Hi, i want to ask several naive questions. I hope someone takes the time to answer.

I downloaded a reference from cellxgene in h5ad format and i want to annotate my samples using that reference.

First question, should I perform any pre-prossessing on that reference object, (normalize, log, scale etc. or not) ? also the samples?

I did the them on the reference:

AnnData object with n_obs × n_vars = 2480956 × 59357
obs: ‘ROIGroup’, ‘ROIGroupCoarse’, ‘ROIGroupFine’, ‘roi’, ‘organism_ontology_term_id’, ‘disease_ontology_term_id’, ‘self_reported_ethnicity_ontology_term_id’, ‘assay_ontology_term_id’, ‘sex_ontology_term_id’, ‘development_stage_ontology_term_id’, ‘donor_id’, ‘suspension_type’, ‘dissection’, ‘fraction_mitochondrial’, ‘fraction_unspliced’, ‘cell_cycle_score’, ‘total_genes’, ‘total_UMIs’, ‘sample_id’, ‘supercluster_term’, ‘cluster_id’, ‘subcluster_id’, ‘cell_type_ontology_term_id’, ‘tissue_ontology_term_id’, ‘is_primary_data’, ‘tissue_type’, ‘cell_type’, ‘assay’, ‘disease’, ‘organism’, ‘sex’, ‘tissue’, ‘self_reported_ethnicity’, ‘development_stage’, ‘observation_joinid’
var: ‘Biotype’, ‘Chromosome’, ‘End’, ‘Gene’, ‘Start’, ‘feature_is_filtered’, ‘feature_name’, ‘feature_reference’, ‘feature_biotype’, ‘feature_length’
uns: ‘batch_condition’, ‘citation’, ‘schema_reference’, ‘schema_version’, ‘title’
obsm: ‘X_UMAP’, ‘X_tSNE’
sc.pp.normalize_total(adata, target_sum=1e4)
sc.pp.highly_variable_genes(adata, min_mean=0.0125, max_mean=3, min_disp=0.5)
… adata, n_top_genes=2000)
/home/.virtualenvs/r-reticulate/lib64/python3.9/site-packages/scanpy/preprocessing/ FutureWarning: The default of observed=False is deprecated and will be changed to True in a future version of pandas.
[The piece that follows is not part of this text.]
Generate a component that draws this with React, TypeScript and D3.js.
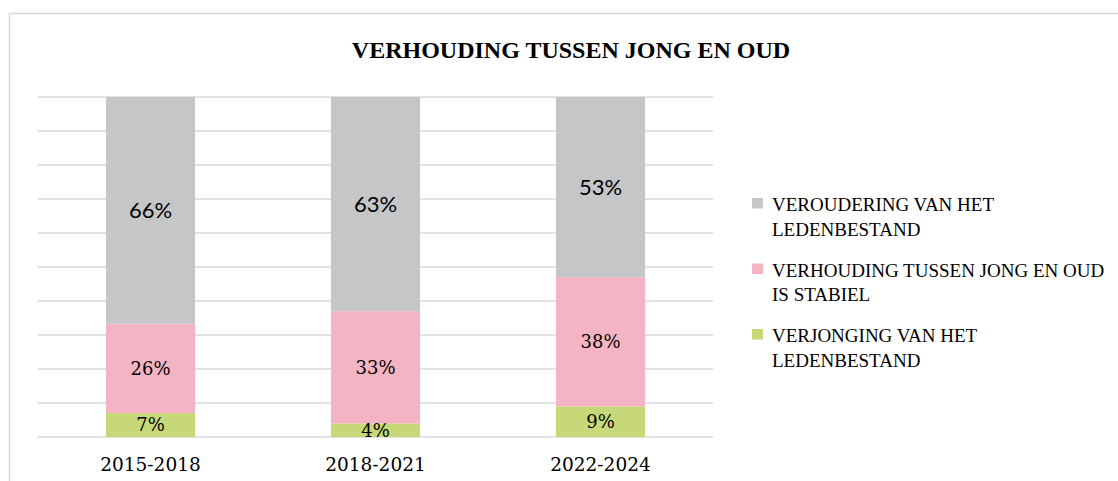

Pass observed=False to retain current behavior or observed=True to adopt the future default and silence this warning.
disp_grouped = df.groupby(“mean_bin”)[“dispersions”]
adata.raw = adata
sc.pp.scale(adata, max_value=10)

and got this warning upon training:

/home/.virtualenvs/r-reticulate/lib64/python3.9/site-packages/scvi/data/fields/ UserWarning: adata.X does not contain unnormalized count data. Are you sure this is what you want?
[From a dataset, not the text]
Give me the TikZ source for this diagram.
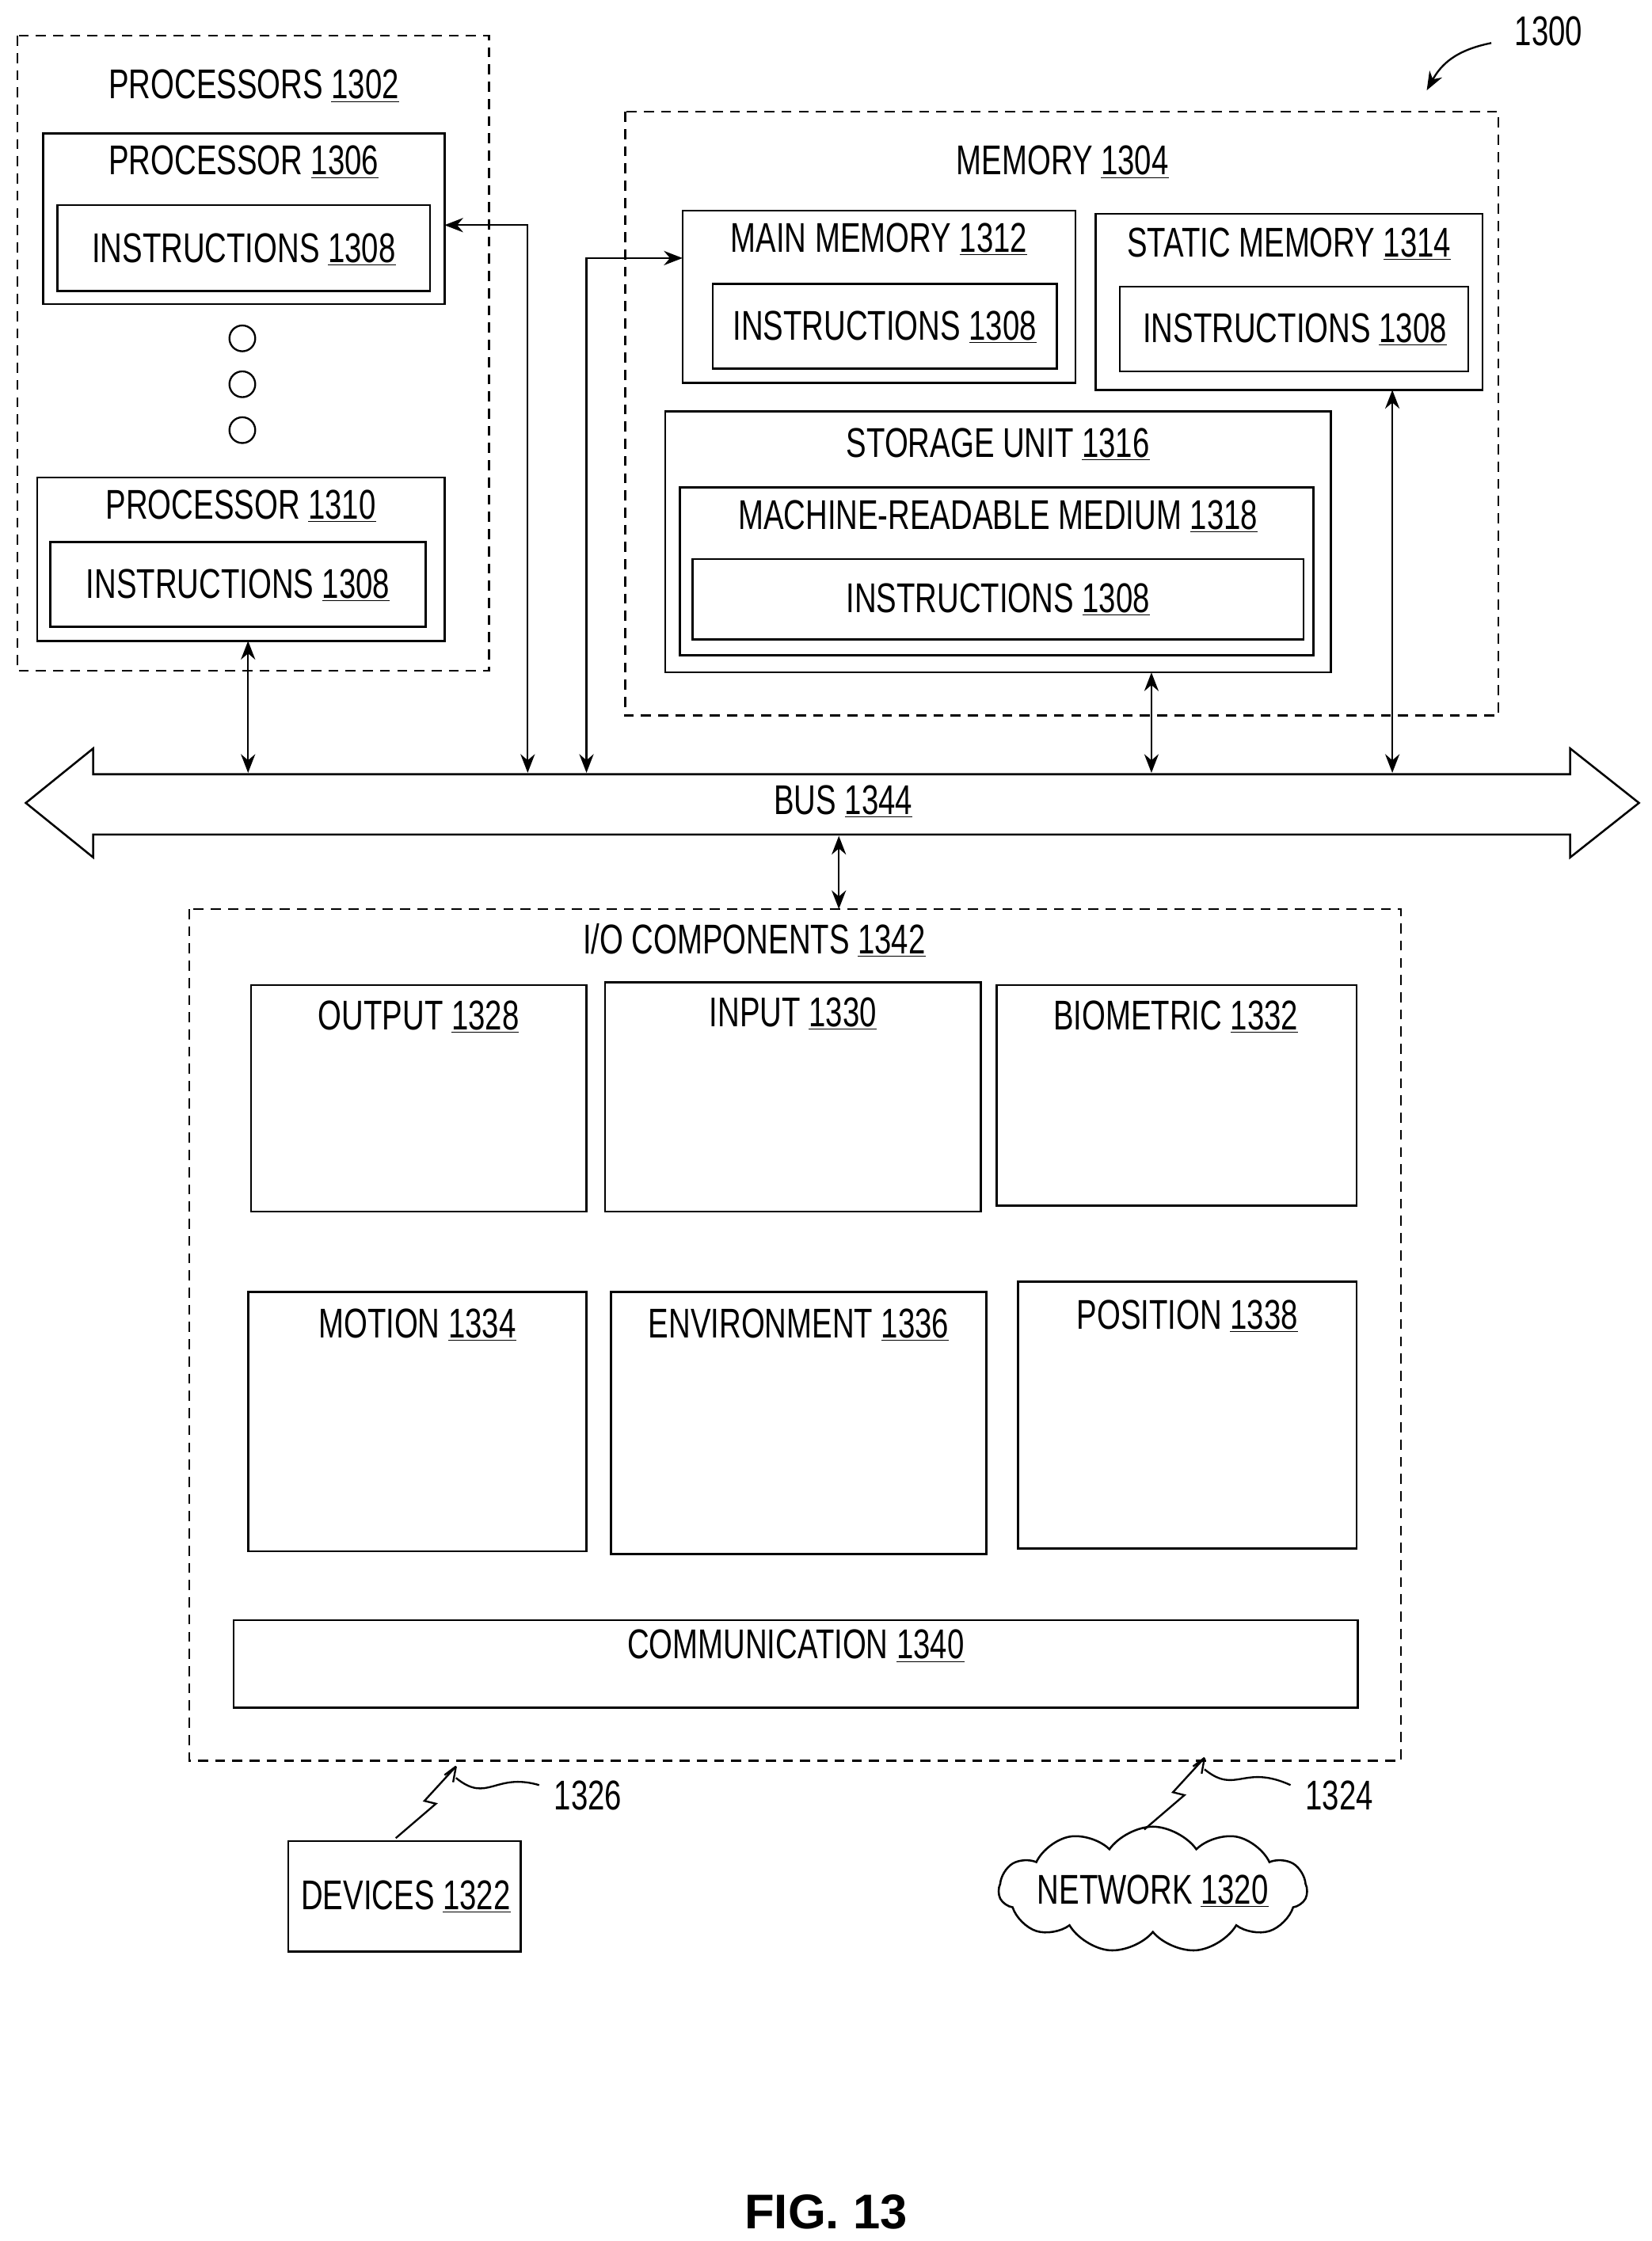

The last question, I need highly variable genes, is the subset = TRUE necessary? Does it remove all genes and keep the 2000 highly variable genes only?
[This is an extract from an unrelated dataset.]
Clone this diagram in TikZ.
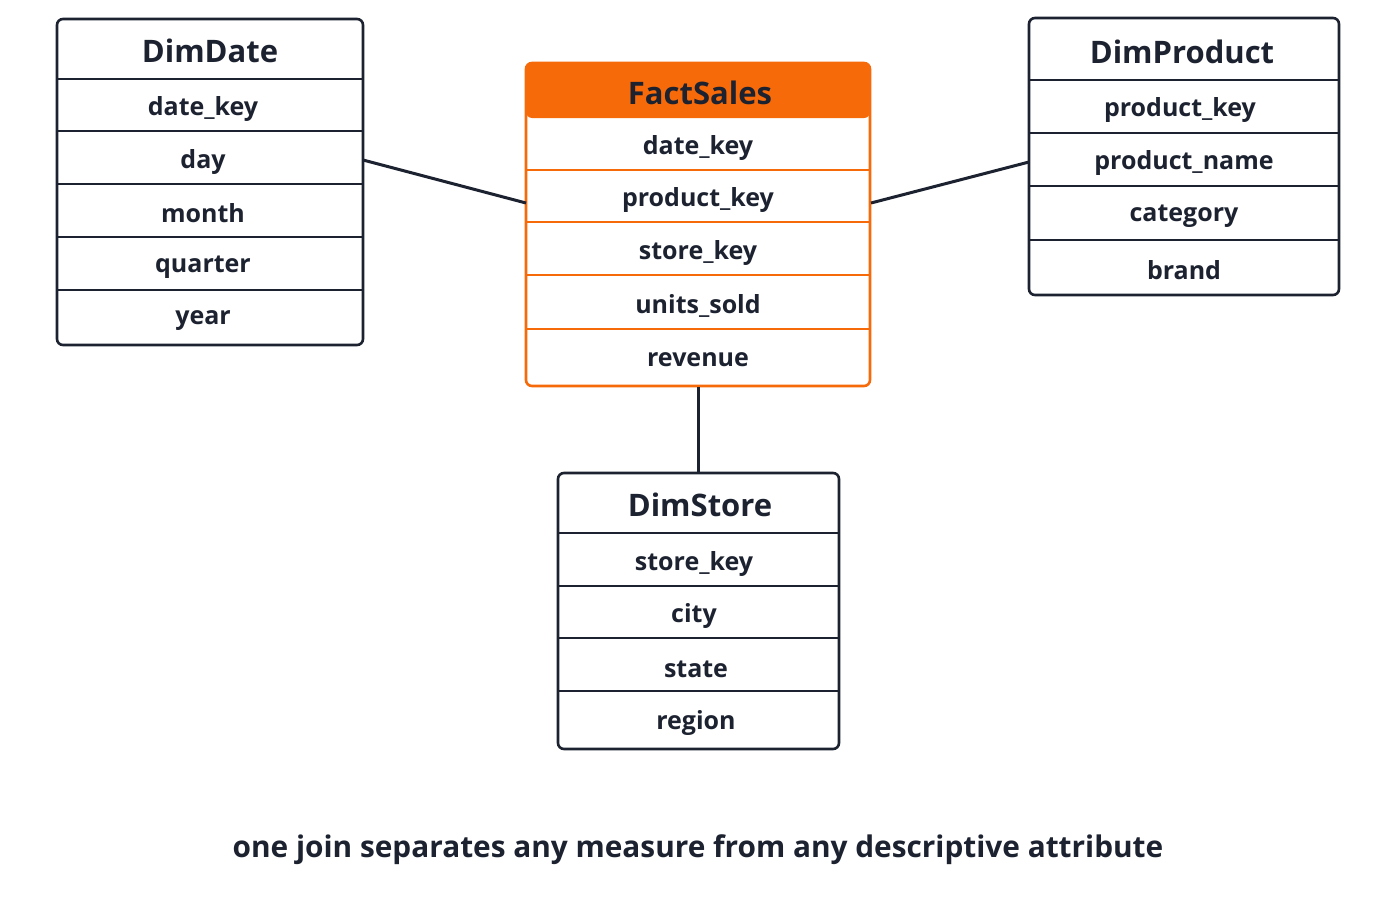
\documentclass[tikz,border=0pt]{standalone}
\usepackage{fontspec}
\setmainfont{Open Sans}
\definecolor{ink}{HTML}{1C2230}
\definecolor{fact}{HTML}{F66A0A}
\begin{document}
\begin{tikzpicture}[x=1pt,y=-1pt,
  hdr/.style={font=\fontsize{31}{31}\selectfont\bfseries,text=ink},
  row/.style={font=\fontsize{25}{25}\selectfont\bfseries,text=ink},
  box/.style={draw=ink,line width=2.6pt,rounded corners=6pt},
  sep/.style={draw=ink,line width=2.6pt},
  conn/.style={draw=ink,line width=3pt}]
\useasboundingbox[fill=white] (0,0) rectangle (1400,900);
% DimDate
\draw[box] (57,19) rectangle (363,345);
\coordinate (dateR) at (363,160);
\node[hdr] (dd) at (210,51) {DimDate};
\foreach \y in {79,131,184,237,290} \draw[sep] (57,\y) -- (363,\y);
\node[row] (dd1) at (203,109) {date\_key};
\node[row] (dd2) at (203,162) {day};
\node[row] (dd3) at (203,213) {month};
\node[row] (dd4) at (203,267) {quarter};
\node[row] (dd5) at (203,321) {year};
% FactSales
\fill[fact,rounded corners=6pt] (526,63) rectangle (870,118);
\draw[draw=fact,line width=2.6pt,rounded corners=6pt] (526,63) rectangle (870,386);
\node[hdr] (fs) at (700,93) {FactSales};
\foreach \y in {170,222,275,329} \draw[draw=fact,line width=2.6pt] (526,\y) -- (870,\y);
\node[row] (fs1) at (698,148) {date\_key};
\node[row] (fs2) at (698,200) {product\_key};
\node[row] (fs3) at (698,253) {store\_key};
\node[row] (fs4) at (698,306) {units\_sold};
\node[row] (fs5) at (698,360) {revenue};
\coordinate (factL) at (526,203);
\coordinate (factR) at (871,203);
\coordinate (factB) at (698,387);
% DimProduct
\draw[box] (1029,18) rectangle (1339,295);
\node[hdr] (dp) at (1182,52) {DimProduct};
\foreach \y in {80,133,186,240} \draw[sep] (1029,\y) -- (1339,\y);
\node[row] (dp1) at (1180,110) {product\_key};
\node[row] (dp2) at (1184,163) {product\_name};
\node[row] (dp3) at (1184,216) {category};
\node[row] (dp4) at (1184,270) {brand};
\coordinate (prodL) at (1029,162);
% DimStore
\draw[box] (558,473) rectangle (839,749);
\node[hdr] (ds) at (700,505) {DimStore};
\foreach \y in {533,586,638,691} \draw[sep] (558,\y) -- (839,\y);
\node[row] (ds1) at (694,564) {store\_key};
\node[row] (ds2) at (694,616) {city};
\node[row] (ds3) at (696,669) {state};
\node[row] (ds4) at (696,723) {region};
\coordinate (storeT) at (698,473);
% connectors
\draw[conn] (dateR) -- (factL);
\draw[conn] (factR) -- (prodL);
\draw[conn] (factB) -- (storeT);
\node[row,font=\fontsize{29.8}{30}\selectfont\bfseries] (cap) at (698,850) {one join separates any measure from any descriptive attribute};
\end{tikzpicture}
\end{document}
pancreas_ref, n_top_genes=2000, subset=True

Hi, you need to input raw count data to scVI. Those are usually stored either in adata.X or adata.raw.X. You do a lot of normalization here so it’s difficult to follow. Just make sure that the layer that you pass into scVI are integer count values. You need to subset the genes before inputting to scvi-tools models. You can however store a second object with subset genes and afterwards continue working with adata.